GOAL OF THE EXERCISE:
Each line of the listing must be transcribed exactly, except for the images, which should be excluded.

* START *

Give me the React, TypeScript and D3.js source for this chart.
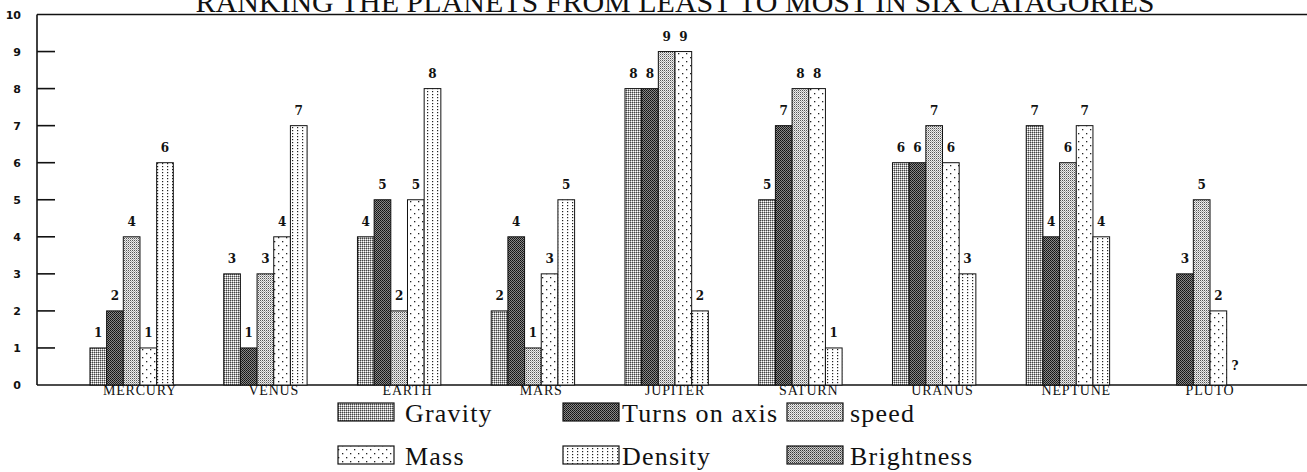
import React from "react";
import * as d3 from "d3";

const planets = ["MERCURY", "VENUS", "EARTH", "MARS", "JUPITER", "SATURN", "URANUS", "NEPTUNE", "PLUTO"];
const seriesNames = ["Gravity", "Turns on axis", "speed", "Mass", "Density", "Brightness"];
const gravity: (number | null)[] = [1, 3, 4, 2, 8, 5, 6, 7, null];
const turnsOnAxis: (number | null)[] = [2, 1, 5, 4, 8, 7, 6, 4, 3];
const speed: (number | null)[] = [4, 3, 2, 1, 9, 8, 7, 6, 5];
const mass: (number | null)[] = [1, 4, 5, 3, 9, 8, 6, 7, 2];
const density: (number | null)[] = [6, 7, 8, 5, 2, 1, 3, 4, 0];
const brightness: (number | null)[] = [null, null, null, null, null, null, null, null, null];
const yTicks = [0, 1, 2, 3, 4, 5, 6, 7, 8, 9, 10];
const title = "RANKING THE PLANETS FROM LEAST TO MOST IN SIX CATAGORIES";
const unknownLabel = "?";

const seriesValues = [gravity, turnsOnAxis, speed, mass, density, brightness];
const patternIds = ["pGravity", "pTurns", "pSpeed", "pMass", "pDensity", "pBright"];

const W = 1307;
const H = 472;
const axisX = 37;
const top = 14.5;
const bottom = 385;

export default function App() {
  const y = d3.scaleLinear().domain([0, 10]).range([bottom, top]);
  const x = d3.scaleBand<string>().domain(planets).range([73.1, 1276.9]).paddingInner(0.252).paddingOuter(0.126);
  const xs = d3.scaleBand<string>().domain(seriesNames).range([0, x.bandwidth()]).padding(0);

  const legendCols = [338, 563, 787];
  const legendTextX = [405, 622, 850];
  const legendRows = [403, 446];

  return (
    <svg width={W} height={H} style={{ position: "absolute", left: 0, top: 0, background: "#fff" }}>
      <defs>
        <pattern id="pGravity" width={2} height={2} patternUnits="userSpaceOnUse">
          <rect width={2} height={2} fill="#fff" />
          <rect x={0} y={0} width={1} height={1} fill="#444" />
          <rect x={1} y={0} width={1} height={1} fill="#aaa" />
          <rect x={0} y={1} width={1} height={1} fill="#aaa" />
        </pattern>
        <pattern id="pTurns" width={2} height={2} patternUnits="userSpaceOnUse">
          <rect width={2} height={2} fill="#888" />
          <rect x={0} y={0} width={1} height={1} fill="#111" />
          <rect x={1} y={1} width={1} height={1} fill="#222" />
        </pattern>
        <pattern id="pSpeed" width={2} height={2} patternUnits="userSpaceOnUse">
          <rect width={2} height={2} fill="#eee" />
          <rect x={0} y={0} width={1} height={1} fill="#555" />
          <rect x={1} y={1} width={1} height={1} fill="#aaa" />
        </pattern>
        <pattern id="pMass" width={8} height={8} patternUnits="userSpaceOnUse">
          <rect width={8} height={8} fill="#fff" />
          <rect x={2} y={1} width={1.3} height={1.3} fill="#222" />
          <rect x={6} y={5} width={1.3} height={1.3} fill="#222" />
        </pattern>
        <pattern id="pDensity" width={5} height={3} patternUnits="userSpaceOnUse">
          <rect width={5} height={3} fill="#fff" />
          <rect x={2} y={1} width={1.2} height={1.2} fill="#222" />
        </pattern>
        <pattern id="pBright" width={2} height={2} patternUnits="userSpaceOnUse">
          <rect width={2} height={2} fill="#ccc" />
          <rect x={0} y={0} width={1} height={1} fill="#333" />
          <rect x={1} y={1} width={1} height={1} fill="#777" />
        </pattern>
      </defs>

      <text x={675} y={12} textAnchor="middle" fontFamily="'Liberation Serif', serif" fontSize={30} fill="#111">
        {title}
      </text>

      {/* frame */}
      <line x1={axisX} x2={W} y1={top} y2={top} stroke="#111" strokeWidth={1.6} />
      <line x1={axisX} x2={W} y1={bottom} y2={bottom} stroke="#111" strokeWidth={1.6} />
      <line x1={axisX} x2={axisX} y1={top} y2={bottom} stroke="#111" strokeWidth={1.6} />

      {yTicks.map((t) => (
        <g key={t}>
          {t > 0 && t < 10 && (
            <line x1={axisX} x2={axisX + 18} y1={y(t)} y2={y(t)} stroke="#111" strokeWidth={1.6} />
          )}
          <text x={21} y={y(t) + 4} textAnchor="end" fontFamily="'DejaVu Sans', sans-serif" fontWeight="bold" fontSize={11} fill="#111">
            {t}
          </text>
        </g>
      ))}

      {planets.map((p, i) => (
        <g key={p}>
          {seriesNames.map((s, k) => {
            const v = seriesValues[k][i];
            if (v === null || v === undefined) return null;
            const bx = (x(p) as number) + (xs(s) as number);
            const bw = xs.bandwidth();
            return (
              <g key={s}>
                {v > 0 && (
                  <rect x={bx} y={y(v)} width={bw} height={bottom - y(v)} fill={`url(#${patternIds[k]})`} stroke="#111" strokeWidth={1} />
                )}
                <text x={bx + bw / 2} y={y(v) - (v > 0 ? 11 : 15)} textAnchor="middle" fontFamily="'DejaVu Serif', serif" fontWeight="bold" fontSize={12} fill="#111">
                  {v > 0 ? String(v) : unknownLabel}
                </text>
              </g>
            );
          })}
          <text x={(x(p) as number) + x.bandwidth() / 2} y={395} textAnchor="middle" fontFamily="'Liberation Serif', serif" fontSize={14} letterSpacing={0.8} fill="#111">
            {p}
          </text>
        </g>
      ))}

      {seriesNames.map((s, k) => {
        const col = k % 3;
        const row = Math.floor(k / 3);
        const lx = legendCols[col];
        const ly = legendRows[row];
        return (
          <g key={s}>
            <rect x={lx} y={ly} width={56} height={18} fill={`url(#${patternIds[k]})`} stroke="#111" strokeWidth={1.2} />
            <text x={legendTextX[col]} y={ly + 19} fontFamily="'Liberation Serif', serif" fontSize={26} letterSpacing={1.2} fill="#111">
              {s}
            </text>
          </g>
        );
      })}
    </svg>
  );
}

* END *

SOLUTION FOR THIS PROBLEM:
Give me the React, TypeScript and D3.js source for this chart.
import React from "react";
import * as d3 from "d3";

const planets = ["MERCURY", "VENUS", "EARTH", "MARS", "JUPITER", "SATURN", "URANUS", "NEPTUNE", "PLUTO"];
const seriesNames = ["Gravity", "Turns on axis", "speed", "Mass", "Density", "Brightness"];
const gravity: (number | null)[] = [1, 3, 4, 2, 8, 5, 6, 7, null];
const turnsOnAxis: (number | null)[] = [2, 1, 5, 4, 8, 7, 6, 4, 3];
const speed: (number | null)[] = [4, 3, 2, 1, 9, 8, 7, 6, 5];
const mass: (number | null)[] = [1, 4, 5, 3, 9, 8, 6, 7, 2];
const density: (number | null)[] = [6, 7, 8, 5, 2, 1, 3, 4, 0];
const brightness: (number | null)[] = [null, null, null, null, null, null, null, null, null];
const yTicks = [0, 1, 2, 3, 4, 5, 6, 7, 8, 9, 10];
const title = "RANKING THE PLANETS FROM LEAST TO MOST IN SIX CATAGORIES";
const unknownLabel = "?";

const seriesValues = [gravity, turnsOnAxis, speed, mass, density, brightness];
const patternIds = ["pGravity", "pTurns", "pSpeed", "pMass", "pDensity", "pBright"];

const W = 1307;
const H = 472;
const axisX = 37;
const top = 14.5;
const bottom = 385;

export default function App() {
  const y = d3.scaleLinear().domain([0, 10]).range([bottom, top]);
  const x = d3.scaleBand<string>().domain(planets).range([73.1, 1276.9]).paddingInner(0.252).paddingOuter(0.126);
  const xs = d3.scaleBand<string>().domain(seriesNames).range([0, x.bandwidth()]).padding(0);

  const legendCols = [338, 563, 787];
  const legendTextX = [405, 622, 850];
  const legendRows = [403, 446];

  return (
    <svg width={W} height={H} style={{ position: "absolute", left: 0, top: 0, background: "#fff" }}>
      <defs>
        <pattern id="pGravity" width={2} height={2} patternUnits="userSpaceOnUse">
          <rect width={2} height={2} fill="#fff" />
          <rect x={0} y={0} width={1} height={1} fill="#444" />
          <rect x={1} y={0} width={1} height={1} fill="#aaa" />
          <rect x={0} y={1} width={1} height={1} fill="#aaa" />
        </pattern>
        <pattern id="pTurns" width={2} height={2} patternUnits="userSpaceOnUse">
          <rect width={2} height={2} fill="#888" />
          <rect x={0} y={0} width={1} height={1} fill="#111" />
          <rect x={1} y={1} width={1} height={1} fill="#222" />
        </pattern>
        <pattern id="pSpeed" width={2} height={2} patternUnits="userSpaceOnUse">
          <rect width={2} height={2} fill="#eee" />
          <rect x={0} y={0} width={1} height={1} fill="#555" />
          <rect x={1} y={1} width={1} height={1} fill="#aaa" />
        </pattern>
        <pattern id="pMass" width={8} height={8} patternUnits="userSpaceOnUse">
          <rect width={8} height={8} fill="#fff" />
          <rect x={2} y={1} width={1.3} height={1.3} fill="#222" />
          <rect x={6} y={5} width={1.3} height={1.3} fill="#222" />
        </pattern>
        <pattern id="pDensity" width={5} height={3} patternUnits="userSpaceOnUse">
          <rect width={5} height={3} fill="#fff" />
          <rect x={2} y={1} width={1.2} height={1.2} fill="#222" />
        </pattern>
        <pattern id="pBright" width={2} height={2} patternUnits="userSpaceOnUse">
          <rect width={2} height={2} fill="#ccc" />
          <rect x={0} y={0} width={1} height={1} fill="#333" />
          <rect x={1} y={1} width={1} height={1} fill="#777" />
        </pattern>
      </defs>

      <text x={675} y={12} textAnchor="middle" fontFamily="'Liberation Serif', serif" fontSize={30} fill="#111">
        {title}
      </text>

      {/* frame */}
      <line x1={axisX} x2={W} y1={top} y2={top} stroke="#111" strokeWidth={1.6} />
      <line x1={axisX} x2={W} y1={bottom} y2={bottom} stroke="#111" strokeWidth={1.6} />
      <line x1={axisX} x2={axisX} y1={top} y2={bottom} stroke="#111" strokeWidth={1.6} />

      {yTicks.map((t) => (
        <g key={t}>
          {t > 0 && t < 10 && (
            <line x1={axisX} x2={axisX + 18} y1={y(t)} y2={y(t)} stroke="#111" strokeWidth={1.6} />
          )}
          <text x={21} y={y(t) + 4} textAnchor="end" fontFamily="'DejaVu Sans', sans-serif" fontWeight="bold" fontSize={11} fill="#111">
            {t}
          </text>
        </g>
      ))}

      {planets.map((p, i) => (
        <g key={p}>
          {seriesNames.map((s, k) => {
            const v = seriesValues[k][i];
            if (v === null || v === undefined) return null;
            const bx = (x(p) as number) + (xs(s) as number);
            const bw = xs.bandwidth();
            return (
              <g key={s}>
                {v > 0 && (
                  <rect x={bx} y={y(v)} width={bw} height={bottom - y(v)} fill={`url(#${patternIds[k]})`} stroke="#111" strokeWidth={1} />
                )}
                <text x={bx + bw / 2} y={y(v) - (v > 0 ? 11 : 15)} textAnchor="middle" fontFamily="'DejaVu Serif', serif" fontWeight="bold" fontSize={12} fill="#111">
                  {v > 0 ? String(v) : unknownLabel}
                </text>
              </g>
            );
          })}
          <text x={(x(p) as number) + x.bandwidth() / 2} y={395} textAnchor="middle" fontFamily="'Liberation Serif', serif" fontSize={14} letterSpacing={0.8} fill="#111">
            {p}
          </text>
        </g>
      ))}

      {seriesNames.map((s, k) => {
        const col = k % 3;
        const row = Math.floor(k / 3);
        const lx = legendCols[col];
        const ly = legendRows[row];
        return (
          <g key={s}>
            <rect x={lx} y={ly} width={56} height={18} fill={`url(#${patternIds[k]})`} stroke="#111" strokeWidth={1.2} />
            <text x={legendTextX[col]} y={ly + 19} fontFamily="'Liberation Serif', serif" fontSize={26} letterSpacing={1.2} fill="#111">
              {s}
            </text>
          </g>
        );
      })}
    </svg>
  );
}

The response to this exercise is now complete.